*Do this:* Quote from the first line below through the line that contains "XAxis, YAxis, CartesianGrid", both included, and leave the pictures out.

*Supplied material:*
- - - -

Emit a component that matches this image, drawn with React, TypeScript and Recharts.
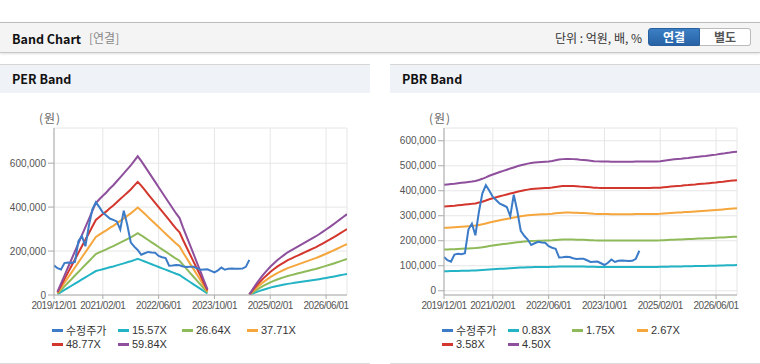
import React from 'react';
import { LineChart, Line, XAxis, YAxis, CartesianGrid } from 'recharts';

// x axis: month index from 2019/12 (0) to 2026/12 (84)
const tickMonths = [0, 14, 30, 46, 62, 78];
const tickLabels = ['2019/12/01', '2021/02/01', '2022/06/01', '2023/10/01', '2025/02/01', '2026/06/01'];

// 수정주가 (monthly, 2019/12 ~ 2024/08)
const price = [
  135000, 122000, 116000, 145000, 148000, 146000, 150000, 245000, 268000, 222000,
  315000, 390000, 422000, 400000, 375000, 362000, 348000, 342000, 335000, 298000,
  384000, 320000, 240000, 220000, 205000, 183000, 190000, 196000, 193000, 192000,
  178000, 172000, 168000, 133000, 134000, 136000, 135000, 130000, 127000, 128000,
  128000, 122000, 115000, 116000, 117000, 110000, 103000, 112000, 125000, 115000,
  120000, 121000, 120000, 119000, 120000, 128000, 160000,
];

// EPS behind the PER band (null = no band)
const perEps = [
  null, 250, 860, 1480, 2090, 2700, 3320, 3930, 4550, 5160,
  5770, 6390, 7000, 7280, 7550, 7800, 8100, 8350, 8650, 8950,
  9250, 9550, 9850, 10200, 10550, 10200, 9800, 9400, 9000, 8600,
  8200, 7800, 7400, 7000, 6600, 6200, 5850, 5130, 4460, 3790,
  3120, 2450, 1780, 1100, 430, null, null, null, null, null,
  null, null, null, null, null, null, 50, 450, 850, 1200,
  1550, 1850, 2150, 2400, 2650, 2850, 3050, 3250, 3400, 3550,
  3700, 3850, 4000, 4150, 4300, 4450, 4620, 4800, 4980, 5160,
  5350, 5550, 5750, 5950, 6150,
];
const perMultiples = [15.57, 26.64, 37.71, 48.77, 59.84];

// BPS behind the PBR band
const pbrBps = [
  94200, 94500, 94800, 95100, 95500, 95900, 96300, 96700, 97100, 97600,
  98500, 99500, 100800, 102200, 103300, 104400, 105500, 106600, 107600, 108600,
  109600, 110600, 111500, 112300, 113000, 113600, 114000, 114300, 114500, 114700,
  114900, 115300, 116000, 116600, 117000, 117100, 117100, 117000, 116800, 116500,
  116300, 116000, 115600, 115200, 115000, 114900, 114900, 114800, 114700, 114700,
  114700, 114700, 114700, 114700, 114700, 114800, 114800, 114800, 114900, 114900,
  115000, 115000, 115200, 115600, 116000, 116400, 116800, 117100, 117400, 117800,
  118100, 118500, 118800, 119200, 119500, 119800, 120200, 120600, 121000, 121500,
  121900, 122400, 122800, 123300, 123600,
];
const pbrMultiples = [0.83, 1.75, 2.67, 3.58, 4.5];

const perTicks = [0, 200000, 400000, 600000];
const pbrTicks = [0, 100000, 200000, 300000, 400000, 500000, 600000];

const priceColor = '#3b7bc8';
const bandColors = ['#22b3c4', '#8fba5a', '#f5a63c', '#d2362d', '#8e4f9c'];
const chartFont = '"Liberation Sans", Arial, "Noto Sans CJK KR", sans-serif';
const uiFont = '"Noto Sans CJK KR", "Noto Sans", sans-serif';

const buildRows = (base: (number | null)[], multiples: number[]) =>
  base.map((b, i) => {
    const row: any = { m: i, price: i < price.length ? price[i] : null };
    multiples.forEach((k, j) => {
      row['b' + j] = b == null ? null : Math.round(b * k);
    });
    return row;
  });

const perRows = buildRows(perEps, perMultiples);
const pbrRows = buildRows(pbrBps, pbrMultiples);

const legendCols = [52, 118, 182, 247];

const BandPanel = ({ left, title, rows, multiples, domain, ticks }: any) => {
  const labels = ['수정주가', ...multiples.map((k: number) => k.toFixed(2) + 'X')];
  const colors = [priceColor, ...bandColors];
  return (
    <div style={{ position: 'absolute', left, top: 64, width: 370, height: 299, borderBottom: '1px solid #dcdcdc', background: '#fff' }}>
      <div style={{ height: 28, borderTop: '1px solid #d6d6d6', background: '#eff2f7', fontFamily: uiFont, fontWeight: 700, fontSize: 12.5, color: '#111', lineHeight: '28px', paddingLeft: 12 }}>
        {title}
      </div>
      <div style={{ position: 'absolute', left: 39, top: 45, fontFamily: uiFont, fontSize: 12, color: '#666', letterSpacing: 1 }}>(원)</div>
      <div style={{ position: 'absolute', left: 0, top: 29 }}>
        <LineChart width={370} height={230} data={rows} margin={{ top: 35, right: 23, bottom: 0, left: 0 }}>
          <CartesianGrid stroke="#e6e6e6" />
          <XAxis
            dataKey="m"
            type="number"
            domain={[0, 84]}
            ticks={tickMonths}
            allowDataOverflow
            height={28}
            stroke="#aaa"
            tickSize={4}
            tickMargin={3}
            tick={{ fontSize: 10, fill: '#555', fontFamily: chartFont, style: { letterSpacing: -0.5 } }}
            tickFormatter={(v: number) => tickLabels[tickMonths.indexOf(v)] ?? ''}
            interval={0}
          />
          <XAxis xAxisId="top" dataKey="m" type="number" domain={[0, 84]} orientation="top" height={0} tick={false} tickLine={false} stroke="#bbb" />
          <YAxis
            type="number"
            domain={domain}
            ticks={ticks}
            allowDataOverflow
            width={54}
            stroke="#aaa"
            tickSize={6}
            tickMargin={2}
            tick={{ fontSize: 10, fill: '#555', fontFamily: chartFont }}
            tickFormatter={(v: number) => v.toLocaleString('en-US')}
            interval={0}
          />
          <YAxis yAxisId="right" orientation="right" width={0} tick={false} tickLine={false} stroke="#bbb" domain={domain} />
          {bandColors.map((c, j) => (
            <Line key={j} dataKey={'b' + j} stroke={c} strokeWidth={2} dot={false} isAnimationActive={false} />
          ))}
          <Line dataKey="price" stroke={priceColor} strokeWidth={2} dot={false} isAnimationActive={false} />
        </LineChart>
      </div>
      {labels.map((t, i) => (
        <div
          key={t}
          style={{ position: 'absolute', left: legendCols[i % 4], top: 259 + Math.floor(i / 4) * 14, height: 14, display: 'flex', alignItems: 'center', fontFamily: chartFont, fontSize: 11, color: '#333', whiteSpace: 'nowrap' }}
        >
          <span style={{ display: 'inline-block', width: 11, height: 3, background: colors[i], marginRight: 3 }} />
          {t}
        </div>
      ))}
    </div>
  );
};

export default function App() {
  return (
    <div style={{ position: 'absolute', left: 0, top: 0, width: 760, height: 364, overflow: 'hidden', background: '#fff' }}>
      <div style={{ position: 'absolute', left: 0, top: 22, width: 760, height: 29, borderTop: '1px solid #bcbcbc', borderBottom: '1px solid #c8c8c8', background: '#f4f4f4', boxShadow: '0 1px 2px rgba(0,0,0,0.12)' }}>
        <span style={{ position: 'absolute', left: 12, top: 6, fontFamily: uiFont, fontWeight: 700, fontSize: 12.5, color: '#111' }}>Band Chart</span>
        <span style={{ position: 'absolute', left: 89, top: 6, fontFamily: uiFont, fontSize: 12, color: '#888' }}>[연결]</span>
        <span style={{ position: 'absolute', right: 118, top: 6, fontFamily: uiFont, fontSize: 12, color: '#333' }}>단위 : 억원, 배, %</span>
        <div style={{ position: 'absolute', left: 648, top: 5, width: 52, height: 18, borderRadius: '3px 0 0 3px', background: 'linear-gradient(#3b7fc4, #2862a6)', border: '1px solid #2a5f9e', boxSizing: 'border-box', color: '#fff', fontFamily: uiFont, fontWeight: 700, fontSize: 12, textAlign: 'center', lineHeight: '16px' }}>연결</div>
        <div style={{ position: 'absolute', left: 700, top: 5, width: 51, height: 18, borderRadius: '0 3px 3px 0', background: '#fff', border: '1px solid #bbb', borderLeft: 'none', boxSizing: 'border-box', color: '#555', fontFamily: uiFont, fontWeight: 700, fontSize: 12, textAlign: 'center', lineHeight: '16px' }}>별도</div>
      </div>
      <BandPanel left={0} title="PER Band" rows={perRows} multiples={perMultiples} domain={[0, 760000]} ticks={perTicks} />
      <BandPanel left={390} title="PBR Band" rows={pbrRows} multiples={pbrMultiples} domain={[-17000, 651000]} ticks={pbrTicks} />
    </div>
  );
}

- - - -

*Result:*
Emit a component that matches this image, drawn with React, TypeScript and Recharts.
import React from 'react';
import { LineChart, Line, XAxis, YAxis, CartesianGrid } from 'recharts';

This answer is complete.